Costco becomes one of handful of American companies with a spine; demands Trump tariff refund

Wholesale giant joins dozens of companies seeking refunds after federal courts repeatedly rule president's emergency tariffs illegal, which surely this time will matter.

Costco becomes one of handful of American companies with a spine; demands Trump tariff refund

Costco Wholesale Corporation filed a lawsuit Friday against the Trump administration seeking a full refund of tariffs the company has paid under an emergency powers law that multiple federal courts have confirmed the president doesn't understand and isn't allowed to use for tariffs.

The nation's largest warehouse club chain joins dozens of other adorably optimistic businesses challenging President Trump's use of the International Emergency Economic Powers Act—a law designed for freezing terrorist assets that Trump apparently discovered on page 47 of a briefing book he definitely didn't read and decided sounded perfect for his vague economic agenda.

Federal courts, including the Federal Circuit, have repeatedly ruled the tariffs illegal, patiently explaining to the administration that "emergency powers" doesn't mean "whatever sounds cool." The Supreme Court heard oral arguments in November where justices expressed skepticism about whether Trump or anyone in his orbit actually knows what the IEEPA does, though the tariffs continue because stopping would require the president to admit he misunderstood something.

Costco's legal team noted the company risks losing millions in payments for what courts keep insisting are unlawful taxes—a predicament that perfectly encapsulates the Republican economic strategy of confidently implementing policies nobody in the room comprehends.

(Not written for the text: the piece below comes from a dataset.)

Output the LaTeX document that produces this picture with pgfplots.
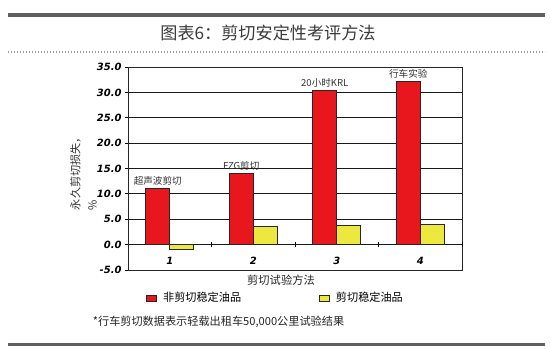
\documentclass[border=0pt]{standalone}
\usepackage{fontspec}
\setmainfont{Noto Sans CJK SC}
\newfontfamily\cjk{Noto Sans CJK SC}
\newfontfamily\tickfont{DejaVu Sans}
\usepackage{pgfplots}
\pgfplotsset{compat=1.18}
\definecolor{barred}{HTML}{E8171E}
\definecolor{baryellow}{HTML}{EDE83E}
\definecolor{titlegray}{HTML}{3A3A3A}

\begin{document}
\begin{tikzpicture}
\useasboundingbox[fill=white] (0bp,0bp) rectangle (550bp,-349bp);
% frame lines of the figure
\draw[line width=4bp, gray!75!black] (8bp,-14.5bp) -- (545bp,-14.5bp);
\draw[line width=1.2bp, gray!80, dash pattern=on 1.2bp off 1.8bp] (8bp,-52bp) -- (545bp,-52bp);
\draw[line width=3bp, gray!75!black] (8bp,-344.5bp) -- (545bp,-344.5bp);
\node[font=\cjk\fontsize{17.2}{20}\selectfont, text=titlegray] at (268bp,-33bp) {图表6：剪切安定性考评方法};

\begin{axis}[
    at={(128bp,-270bp)}, anchor=south west,
    scale only axis,
    width=334bp, height=203bp,
    xmin=0.5, xmax=4.5,
    ymin=-5, ymax=35,
    xtick={1,2,3,4},
    xticklabels={1,2,3,4},
    x tick label style={font=\tickfont\bfseries\itshape\fontsize{10}{12}\selectfont, anchor=center, yshift=12bp},
    xtick style={draw=none},
    ytick={-5,0,5,10,15,20,25,30,35},
    ytick pos=left,
    tick align=outside,
    major tick length=3bp,
    y tick label style={font=\tickfont\bfseries\itshape\fontsize{10}{12}\selectfont,
        /pgf/number format/.cd, fixed, fixed zerofill, precision=1, assume math mode=true},
    ytick style={black, line width=0.9pt},
    ymajorgrids,
    grid style={black!90, line width=0.9pt},
    axis line style={black!85, line width=1pt},
    clip=false,
    legend columns=2,
    legend style={draw=none, fill=none, at={(0.442,-0.138)}, anchor=center,
        font=\cjk\fontsize{11.2}{13}\selectfont,
        /tikz/every even column/.append style={column sep=76bp}},
    legend image code/.code={\draw[#1, line width=0.7pt] (0bp,-3bp) rectangle (10bp,3bp); \path (14bp,0bp);},
]
\addplot[ybar, bar width=24bp, bar shift=-12bp, fill=barred, draw=black!85, line width=0.8pt,
    nodes near coords, point meta=explicit symbolic,
    every node near coord/.append style={font=\cjk\fontsize{9.6}{11}\selectfont, text=black!80, anchor=south, inner sep=3bp, xshift=-12bp}]
coordinates {
    (1,11.0) [超声波剪切]
    (2,14.0) [FZG剪切]
    (3,30.4) [20小时KRL]
    (4,32.1) [行车实验]
};
\addlegendentry{非剪切稳定油品}
\addplot[ybar, bar width=24bp, bar shift=12bp, fill=baryellow, draw=black!85, line width=0.8pt]
coordinates {
    (1,-1.0)
    (2,3.6)
    (3,3.8)
    (4,4.0)
};
\addlegendentry{剪切稳定油品}
% small category ticks on the zero line
\draw[black, line width=0.8pt] (axis cs:1.5,-0.5) -- (axis cs:1.5,0.5);
\draw[black, line width=0.8pt] (axis cs:2.5,-0.5) -- (axis cs:2.5,0.5);
\draw[black, line width=0.8pt] (axis cs:3.5,-0.5) -- (axis cs:3.5,0.5);
\draw[black, line width=0.8pt] (axis cs:4.5,-0.5) -- (axis cs:4.5,0.5);
\end{axis}

\node[rotate=90, align=left, font=\cjk\fontsize{11.2}{17}\selectfont, text=black!80] at (83.5bp,-171bp) {永久剪切损失，\\\%};
\node[font=\cjk\fontsize{11.3}{13}\selectfont, text=black!85] at (281bp,-280bp) {剪切试验方法};
\node[anchor=west, font=\cjk\fontsize{11.2}{13}\selectfont, text=black!85, inner sep=0pt] at (92.7bp,-322bp) {*行车剪切数据表示轻载出租车50,000公里试验结果};
\end{tikzpicture}
\end{document}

The lawsuit emphasizes that Customs officials denied deadline extensions, apparently the only people in government still pretending there's a coherent plan.

The case highlights Trump's remarkable governance philosophy: find law with important-sounding name, assume it does what you want, ignore advisors explaining otherwise, lose in court repeatedly, continue anyway because reading the ruling would require reading.

White House spokesman Kush Desai said the administration "looks forward" to the Supreme Court's resolution, a phrase suggesting someone may have finally told Trump that courts exist and do things.